The governor and first lady Vicky Cayetano toured the island in a Humvee donated to the island by NASA following the Pathfinder test flights from the Navy's Pacific Missile Range Facility on Kauai in 1997 and 1998.

Johns, School Superintendent Paul LeMahieu and the rest of the entourage followed in what was left of a 1950s Army weapons carrier.

The group had lunch at the Niihau school cafeteria.


By Ken Sakamoto, Star-Bulletin
Horses graze unconcerned on Niihau.



They toured two proposed missile-launching sites and several locations from which a tethered blimp carrying instruments may be launched. They also flew over the site of a proposed 6,000-foot runway.

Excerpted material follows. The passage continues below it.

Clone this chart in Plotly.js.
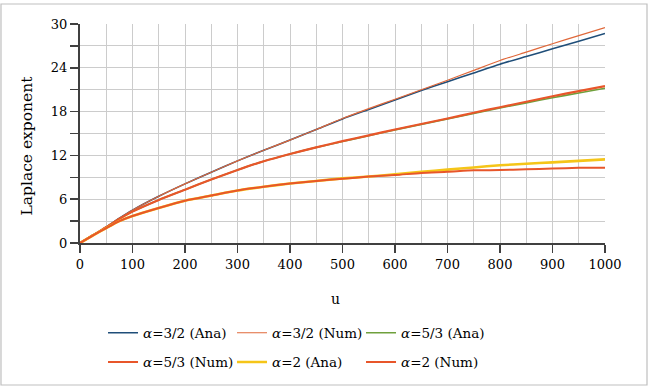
<!DOCTYPE html>
<html>
<head>
<meta charset="utf-8">
<script src="https://cdn.plot.ly/plotly-3.0.1.min.js"></script>
<style>html,body{margin:0;padding:0;background:#fff;}#chart{width:652px;height:390px;}</style>
</head>
<body>
<div id="chart"></div>
<script>
// u values (x axis)
var u = [0, 25, 50, 75, 100, 150, 200, 250, 300, 350, 400, 450, 500, 550, 600, 650, 700, 750, 800, 850, 900, 950, 1000];

// alpha = 3/2
var a32Ana = [0, 1.1, 2.2, 3.4, 4.5, 6.4, 8.1, 9.7, 11.25, 12.7, 14.1, 15.55, 17.0, 18.3, 19.6, 20.9, 22.1, 23.3, 24.5, 25.55, 26.6, 27.65, 28.7];
var a32Num = [0, 1.1, 2.2, 3.4, 4.5, 6.4, 8.1, 9.7, 11.25, 12.7, 14.1, 15.55, 17.05, 18.4, 19.7, 21.0, 22.3, 23.65, 25.0, 26.15, 27.3, 28.4, 29.5];

// alpha = 5/3
var a53Ana = [0, 1.1, 2.15, 3.3, 4.3, 5.9, 7.3, 8.7, 10.0, 11.2, 12.2, 13.1, 13.9, 14.7, 15.5, 16.25, 17.0, 17.75, 18.5, 19.2, 19.9, 20.55, 21.2];
var a53Num = [0, 1.1, 2.15, 3.3, 4.3, 5.9, 7.3, 8.7, 10.0, 11.2, 12.2, 13.1, 13.95, 14.75, 15.55, 16.3, 17.05, 17.85, 18.6, 19.35, 20.1, 20.8, 21.5];

// alpha = 2
var a2Ana = [0, 1.05, 2.05, 3.0, 3.7, 4.8, 5.8, 6.5, 7.2, 7.7, 8.15, 8.5, 8.85, 9.1, 9.4, 9.75, 10.05, 10.35, 10.65, 10.85, 11.05, 11.25, 11.45];
var a2Num = [0, 1.05, 2.05, 3.0, 3.7, 4.8, 5.8, 6.5, 7.2, 7.7, 8.15, 8.5, 8.8, 9.1, 9.3, 9.6, 9.75, 9.95, 10.0, 10.1, 10.2, 10.3, 10.3];

var names = ['<i>α</i>=3/2 (Ana)', '<i>α</i>=3/2 (Num)', '<i>α</i>=5/3 (Ana)',
             '<i>α</i>=5/3 (Num)', '<i>α</i>=2 (Ana)', '<i>α</i>=2 (Num)'];
var xTitle = 'u';
var yTitle = 'Laplace exponent';

var series = [a32Ana, a32Num, a53Ana, a53Num, a2Ana, a2Num];
var colors = ['#1F4E79', '#E0683A', '#6FA03C', '#E8562A', '#F5C518', '#E8562A'];
var widths = [1.6, 1.2, 1.6, 2.2, 2.6, 2.0];
var legends = ['legend', 'legend', 'legend', 'legend2', 'legend2', 'legend2'];

var traces = series.map(function (s, i) {
  return {
    x: u, y: s, name: names[i], type: 'scatter', mode: 'lines',
    line: {color: colors[i], width: widths[i], shape: 'spline', smoothing: 0.6},
    legend: legends[i], hoverinfo: 'skip'
  };
});

var fam = 'DejaVu Serif';
function f(sz) { return {family: fam, size: sz, color: '#000'}; }

var layout = {
  width: 652, height: 390,
  margin: {l: 80, r: 47, t: 24, b: 147},
  paper_bgcolor: '#fff', plot_bgcolor: '#fff',
  font: f(13),
  showlegend: true,
  xaxis: {
    range: [0, 1000], dtick: 100, tick0: 0,
    showgrid: true, gridcolor: '#cccccc', gridwidth: 1,
    minor: {dtick: 50, showgrid: true, gridcolor: '#cccccc', gridwidth: 1},
    showline: true, linecolor: '#404040', linewidth: 2,
    ticks: 'outside', ticklen: 8, tickcolor: '#404040', tickwidth: 1.5,
    zeroline: false, tickfont: f(13)
  },
  yaxis: {
    range: [0, 30], dtick: 6, tick0: 0,
    showgrid: true, gridcolor: '#cccccc', gridwidth: 1,
    minor: {dtick: 3, showgrid: true, gridcolor: '#cccccc', gridwidth: 1,
            ticks: 'outside', ticklen: 8, tickcolor: '#404040', tickwidth: 1.5},
    showline: true, linecolor: '#404040', linewidth: 2,
    ticks: 'outside', ticklen: 8, tickcolor: '#404040', tickwidth: 1.5,
    zeroline: false, tickfont: f(13)
  },
  annotations: [
    {text: xTitle, xref: 'paper', yref: 'paper', x: 0.486, y: -0.256,
     xanchor: 'center', yanchor: 'middle', showarrow: false, font: f(14)},
    {text: yTitle, xref: 'paper', yref: 'paper', x: -0.101, y: 0.445,
     xanchor: 'center', yanchor: 'middle', textangle: -90, showarrow: false, font: f(15.5)}
  ],
  legend: {
    orientation: 'h', xref: 'container', yref: 'container',
    x: 0.158, y: 0.186, xanchor: 'left', yanchor: 'top',
    entrywidth: 84, entrywidthmode: 'pixels',
    font: f(13.5), bgcolor: 'rgba(0,0,0,0)', itemwidth: 30
  },
  legend2: {
    orientation: 'h', xref: 'container', yref: 'container',
    x: 0.158, y: 0.111, xanchor: 'left', yanchor: 'top',
    entrywidth: 84, entrywidthmode: 'pixels',
    font: f(13.5), bgcolor: 'rgba(0,0,0,0)', itemwidth: 30
  },
  shapes: [{
    type: 'rect', xref: 'paper', yref: 'paper',
    x0: -0.1505, x1: 1.08, y0: -0.6484, y1: 1.0913,
    line: {color: '#bfbfbf', width: 1.2}, fillcolor: 'rgba(0,0,0,0)', layer: 'below'
  }]
};

Plotly.newPlot('chart', traces, layout, {displayModeBar: false, staticPlot: true});
</script>
</body>
</html>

The Robinsons told the governor the Niihau Ranch was closed for economic reasons last year, leaving the island with an unemployment rate of 100 percent.

Without work from the military, the Robinsons told Cayetano, increased tourism may be the only way to provide jobs on the island. Tourism would be far more destructive to the culture of the isolated group of about 150, they argued.

By the end of the day, it was clear they had impressed Cayetano, who previously had not taken a position on the yearlong dispute.

"The state historic preservation officer is really dedicated, but the focus of the office is very narrow, and there is room for compromise. The future of the people living on Niihau is the most important consideration, and I think tourism would be a very disruptive solution."

"The nice thing about the military is that once they complete their mission, they pack up and leave," he added.

The governor stopped short, however of issuing an edict. Instead, he tossed the ball back to Johns.

"In the end, the Land Board will have to decide," Cayetano said.